In this choice collection of esoteric stories, the reader is treated to some truly terrific examples of short form fiction. The fact that you must pack your dictionary in order to navigate its loquacious literary terrain is a small price to pay.
In the very first story, for example, we meet the first of author Peter Quinones’ quirky characters, a stunning young dispute resolutions specialist who introduces the concept of proxemics to us as she boldly boffs her fifty-something lover in his posh Big Apple apartment with the drop-dead views. Don’t know what proxemics are? Not to worry. It’s way secondary to enjoyment of the vignette, which, like so many of these tiny tales, leaves the reader hungry for more.

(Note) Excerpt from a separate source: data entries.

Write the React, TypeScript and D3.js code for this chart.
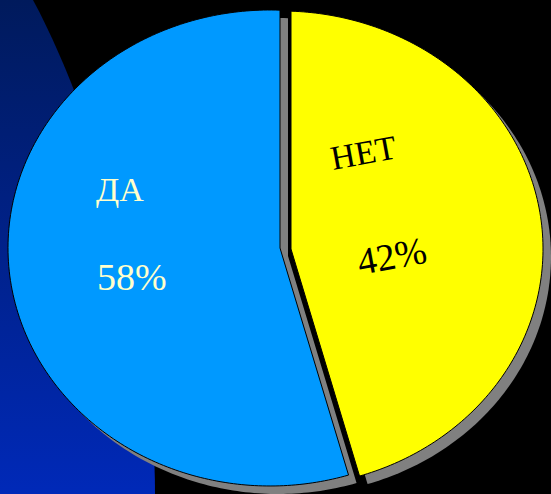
import React from "react";
import * as d3 from "d3";

// slice order follows the picture: НЕТ starts at 12 o'clock, ДА follows clockwise
const categories = ["НЕТ", "ДА"];
const values = [42, 58];
const percentLabels = ["42%", "58%"];

const W = 551;
const H = 494;

// pie geometry (vertex sits a bit right of the ellipse centre, like the tilted original)
const vx = 280;
const vy = 248;
const ellCx = 270;
const rx = 262;
const ry = 238;
const skew = (12 * Math.PI) / 180; // perspective-ish stretch of the first slice
const shadow = { dx: 8, dy: 8 };

const sliceStyle = [
  { fill: "#ffff00", text: "#000000", explode: [11, 1], rotate: -10.5,
    name: { x: 333, y: 170, size: 34 }, pct: { x: 360, y: 275, size: 38 } },
  { fill: "#0099ff", text: "#ffffcc", explode: [0, 0], rotate: 0,
    name: { x: 96, y: 201, size: 34 }, pct: { x: 97, y: 290, size: 38 } },
];

// ray from the vertex at angle a (0 = up, clockwise) to the ellipse rim
const rim = (a: number): [number, number] => {
  const s = Math.sin(a);
  const c = -Math.cos(a);
  const dx = vx - ellCx;
  const A = (s * s) / (rx * rx) + (c * c) / (ry * ry);
  const B = (2 * dx * s) / (rx * rx);
  const C = (dx * dx) / (rx * rx) - 1;
  const t = (-B + Math.sqrt(B * B - 4 * A * C)) / (2 * A);
  return [vx + t * s, vy + t * c];
};

export default function App() {
  const pie = d3.pie<number>().sort(null)(values);
  const split = pie[0].endAngle;
  const warp = d3
    .scaleLinear()
    .domain([0, split, 2 * Math.PI])
    .range([0, split + skew, 2 * Math.PI]);

  const line = d3.line();
  const slicePath = (a0: number, a1: number) => {
    const n = Math.max(8, Math.ceil(((a1 - a0) * 180) / Math.PI));
    const pts: [number, number][] = [[vx, vy]];
    d3.range(n + 1).forEach((i) => pts.push(rim(a0 + ((a1 - a0) * i) / n)));
    return line(pts) + "Z";
  };

  const ff = "'Liberation Serif', 'Times New Roman', serif";

  return (
    <svg
      width={W}
      height={H}
      viewBox={`0 0 ${W} ${H}`}
      style={{ position: "fixed", left: 0, top: 0, background: "#000" }}
    >
      <defs>
        <linearGradient id="bgBlue" x1="0" y1="0" x2="0" y2="1">
          <stop offset="0%" stopColor="#001a5c" />
          <stop offset="100%" stopColor="#0029b8" />
        </linearGradient>
      </defs>
      <rect width={W} height={H} fill="#000" />
      <path d="M0,0 L33,0 C95,115 155,320 155,494 L0,494 Z" fill="url(#bgBlue)" />

      {pie.map((p, i) => {
        const [ex, ey] = sliceStyle[i].explode;
        return (
          <path
            key={"sh" + i}
            d={slicePath(warp(p.startAngle), warp(p.endAngle))}
            transform={`translate(${ex + shadow.dx},${ey + shadow.dy})`}
            fill="#808080"
          />
        );
      })}

      {pie.map((p, i) => {
        const st = sliceStyle[i];
        const [ex, ey] = st.explode;
        return (
          <g key={categories[i]}>
            <path
              d={slicePath(warp(p.startAngle), warp(p.endAngle))}
              transform={`translate(${ex},${ey})`}
              fill={st.fill}
              stroke="#000"
              strokeWidth={1}
            />
            <text
              x={st.name.x}
              y={st.name.y}
              fontFamily={ff}
              fontSize={st.name.size}
              fill={st.text}
              transform={`rotate(${st.rotate},${st.name.x},${st.name.y})`}
            >
              {categories[i]}
            </text>
            <text
              x={st.pct.x}
              y={st.pct.y}
              fontFamily={ff}
              fontSize={st.pct.size}
              fill={st.text}
              transform={`rotate(${st.rotate},${st.pct.x},${st.pct.y})`}
            >
              {percentLabels[i]}
            </text>
          </g>
        );
      })}
    </svg>
  );
}
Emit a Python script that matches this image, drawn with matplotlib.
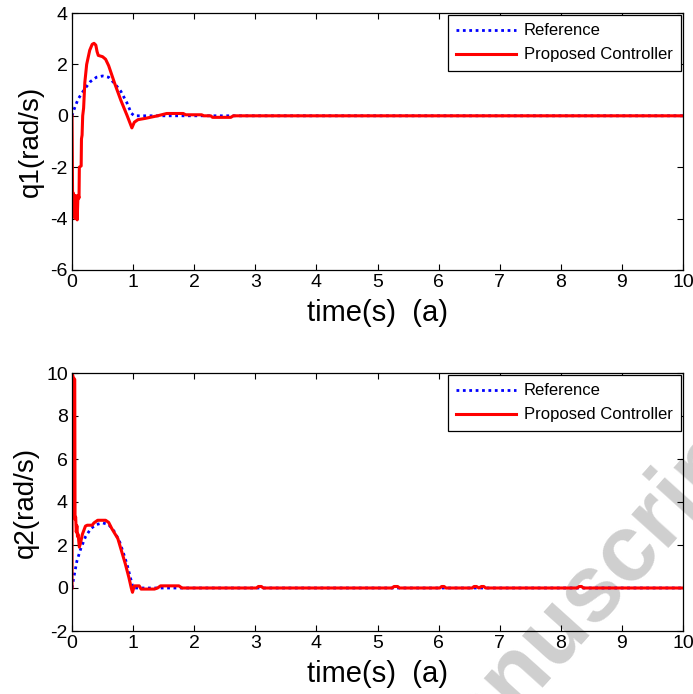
import matplotlib
matplotlib.use("Agg")
import matplotlib.pyplot as plt

# ---------------- data ----------------
t_ref1 = [0, 0.02, 0.05, 0.1, 0.2, 0.3, 0.4, 0.5, 0.6, 0.7, 0.8, 0.9, 0.97, 1.02, 10]
ref1 = [0, 0.15, 0.35, 0.65, 1.02, 1.33, 1.5, 1.55, 1.5, 1.25, 0.95, 0.5, 0.1, 0, 0]

t_ctl1 = [0, 0.005, 0.012, 0.02, 0.03, 0.04, 0.05, 0.06, 0.075, 0.085, 0.095, 0.105,
          0.115, 0.12, 0.15, 0.155, 0.165, 0.175, 0.19, 0.21, 0.24, 0.29, 0.33, 0.36,
          0.39, 0.41, 0.43, 0.5, 0.55, 0.6, 0.7, 0.8, 0.9, 0.98, 1.02, 1.08, 1.2, 1.3,
          1.4, 1.55, 1.82, 1.86, 2.12, 2.16, 2.27, 2.3, 2.6, 2.64, 10]
ctl1 = [0, -1.6, -3.9, -3.0, -3.8, -3.2, -4.0, -3.1, -3.8, -4.05, -3.3, -3.1,
        -3.2, -2.0, -1.95, -0.9, -0.75, 0.0, 0.3, 1.3, 2.0, 2.55, 2.78, 2.82,
        2.75, 2.5, 2.35, 2.3, 2.2, 1.95, 1.25, 0.6, 0.02, -0.47, -0.25, -0.15, -0.1, -0.05,
        0, 0.09, 0.09, 0.04, 0.04, 0, 0, -0.06, -0.06, 0, 0]

t_ref2 = [0, 0.03, 0.08, 0.14, 0.22, 0.31, 0.4, 0.5, 0.6, 0.7, 0.78, 0.85, 0.9, 0.95, 1.0, 10]
ref2 = [0, 0.5, 1.25, 1.8, 2.38, 2.77, 2.95, 3.03, 2.95, 2.6, 2.15, 1.55, 1.1, 0.55, 0, 0]

t_ctl2 = [0, 0.003, 0.02, 0.045, 0.05, 0.06, 0.07, 0.08, 0.09, 0.1, 0.12, 0.14, 0.17,
          0.22, 0.25, 0.33, 0.36, 0.42, 0.55, 0.6, 0.65, 0.75, 0.87, 0.93, 0.97, 0.99,
          1.02, 1.1, 1.13, 1.35, 1.4, 1.45, 1.75, 1.8,
          3.02, 3.05, 3.1, 3.13, 5.24, 5.27, 5.33, 5.36, 6.02, 6.05, 6.09, 6.12,
          6.55, 6.58, 6.62, 6.66, 6.7, 6.74, 6.77, 8.27, 8.3, 8.34, 8.37, 10]
ctl2 = [0, 10, 9.8, 9.7, 3.2, 3.3, 2.6, 2.9, 2.4, 2.5, 1.9, 2.1, 2.5,
        2.88, 2.92, 2.92, 3.03, 3.15, 3.15, 3.05, 2.77, 2.3, 1.15, 0.5, 0, -0.2,
        0.1, 0.1, -0.05, -0.05, 0, 0.1, 0.1, 0,
        0, 0.07, 0.07, 0, 0, 0.07, 0.07, 0, 0, 0.07, 0.07, 0,
        0, 0.07, 0.07, 0, 0.07, 0.07, 0, 0, 0.07, 0.07, 0, 0]

x_ticks = list(range(0, 11))
y_ticks1 = [-6, -4, -2, 0, 2, 4]
y_ticks2 = [-2, 0, 2, 4, 6, 8, 10]
x_label = "time(s)  (a)"
y_label1 = "q1(rad/s)"
y_label2 = "q2(rad/s)"
legend_labels = ["Reference", "Proposed Controller"]

# ---------------- figure ----------------
plt.rcParams['font.family'] = ['Liberation Sans', 'DejaVu Sans']
plt.rcParams['axes.unicode_minus'] = False
W, H = 693, 694
fig = plt.figure(figsize=(W / 100, H / 100), dpi=100)
fig.patch.set_facecolor('white')

left = 72 / W
width = (683 - 72) / W
ax1 = fig.add_axes([left, 1 - 270 / H, width, (270 - 13) / H])
ax2 = fig.add_axes([left, 1 - 631 / H, width, (631 - 373) / H])

# watermark behind the plots (partially outside the canvas, as in the reference)
fig.text(578 / W, 1 - 605 / H, "Manuscript", rotation=48, rotation_mode='anchor',
         ha='center', va='center', fontsize=68, fontweight='bold',
         color='#cfcfcf', zorder=-5)

panels = [
    (ax1, t_ref1, ref1, t_ctl1, ctl1, (-6, 4), y_ticks1, y_label1),
    (ax2, t_ref2, ref2, t_ctl2, ctl2, (-2, 10), y_ticks2, y_label2),
]
for ax, tr, r, tc, c, ylim, yt, yl in panels:
    ax.patch.set_alpha(0)
    ax.plot(tr, r, color='#0000ff', linestyle=(0, (1, 1.3)), linewidth=2.0,
            label=legend_labels[0])
    ax.plot(tc, c, color='#ff0000', linestyle='-', linewidth=2.2,
            label=legend_labels[1])
    ax.set_xlim(0, 10)
    ax.set_ylim(*ylim)
    ax.set_xticks(x_ticks)
    ax.set_yticks(yt)
    ax.tick_params(direction='in', top=True, right=True, length=4, width=0.8,
                   labelsize=14, pad=3, colors='black')
    for s in ax.spines.values():
        s.set_linewidth(0.9)
        s.set_color('black')
    ax.set_xlabel(x_label, fontsize=21, labelpad=6)
    ax.set_ylabel(yl, fontsize=20, labelpad=5)
    leg = ax.legend(loc='upper right', bbox_to_anchor=(1.0, 1.0), borderaxespad=0.12,
                    fontsize=12, frameon=True, fancybox=False, framealpha=1,
                    edgecolor='black', handlelength=3.6, handletextpad=0.45,
                    labelspacing=0.55, borderpad=0.5)
    leg.get_frame().set_linewidth(0.9)

fig.savefig("out.png", dpi=100, facecolor='white')
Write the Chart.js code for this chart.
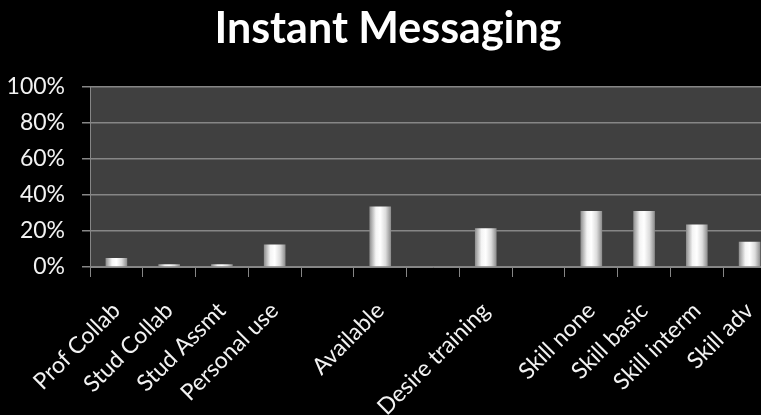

In another story, a thoroughly likeable character with the unlikely name of Dixie Demando fantasizes each day as she commutes to work on the Staten Island Ferry about a young man she knows only as The Boy. She rehearses opening lines for their fated first meeting — a fait accompli, as far as she’s concerned — while making memos on her cell phone about her newest character-building exercise: writing letters to famous dead people. Oh, and the big word to take away from this tale is mithridate, which apparently means to seek protection from or guard against — something Dixie needs to do with regard to her irresponsible sister just in from the West Coast.
These stories are wildly inventive and bursting with the brand of raw humanity found nowhere but on the streets and in the subways of New York City. Indeed, anyone who loves Manhattan will get a vicarious thrill through the author’s encyclopedic knowledge of the great metropolis’ lesser-known byways and offbeat haunts.
The writing is first-rate as well. Witness this succinct summary of one principal player:
“Plowfinger was a silver ponytail with fingernails about a month beyond the clipping limit that most of us would categorize as comfortable, and a black and red checked lumberjack shirt.”
Each story is a fresh foray into the short fiction form. The plotlines are solid and the characters are cunningly wrought to deliver maximum impact.
Consider, if you will, the chapter entitled “Postmodern Deconstruction Madhouse (I),” in which no fewer than 27 pages are devoted to “Explorations of the one sentence short story.” This clever collection of story starters include the following lines that truly titillate:
“A lover who tells you they don’t care about money will lie to you about everything else as well.”
“We spend one seventh of our lives on Tuesdays.”
“Breaking boldly, forthrightly, with established traditions, Jack Baldi created new frameworks and perspectives hitherto unavailable to the hula hoop merchant.”
And, our personal favorite:
“She has the kind of face a caricaturist can draw perfectly with three lines and a swoosh.”
Finally, there is the curious account of the posturing art and film critic who spends much of his time in the story either suffering from the palpitating nearness of a fellow gym-goer, or analyzing the relative merits of Sam Peckinpah films ad nauseum. Still, the author, speaking through his erudite character, manages to channel John Updike to best advantage when he recalls for the reader one of the literary great’s most underappreciated character descriptions: “Brent, a pleasant enough, rapid-speaking fellow (had) the clammy white skin of the library-bound and the stiff beige hair of a shaving brush…”
Ah, so much rich fictional fodder, so little time.
If you’re a serious writer — or ever want to be — there is much to learn from and admire in this eclectic collection. The author’s ability to deftly place his outre protagonists in unexpected circumstances never fails to delight, entertain and — through the deliberate use of fifty-cent, multisyllabic modifiers — even educate the reader along the way.
Five-plus stars to Postmodern Deconstruction Madhouse. It dares to delve into a difficult literary form, and does so with deceptive ease and skill.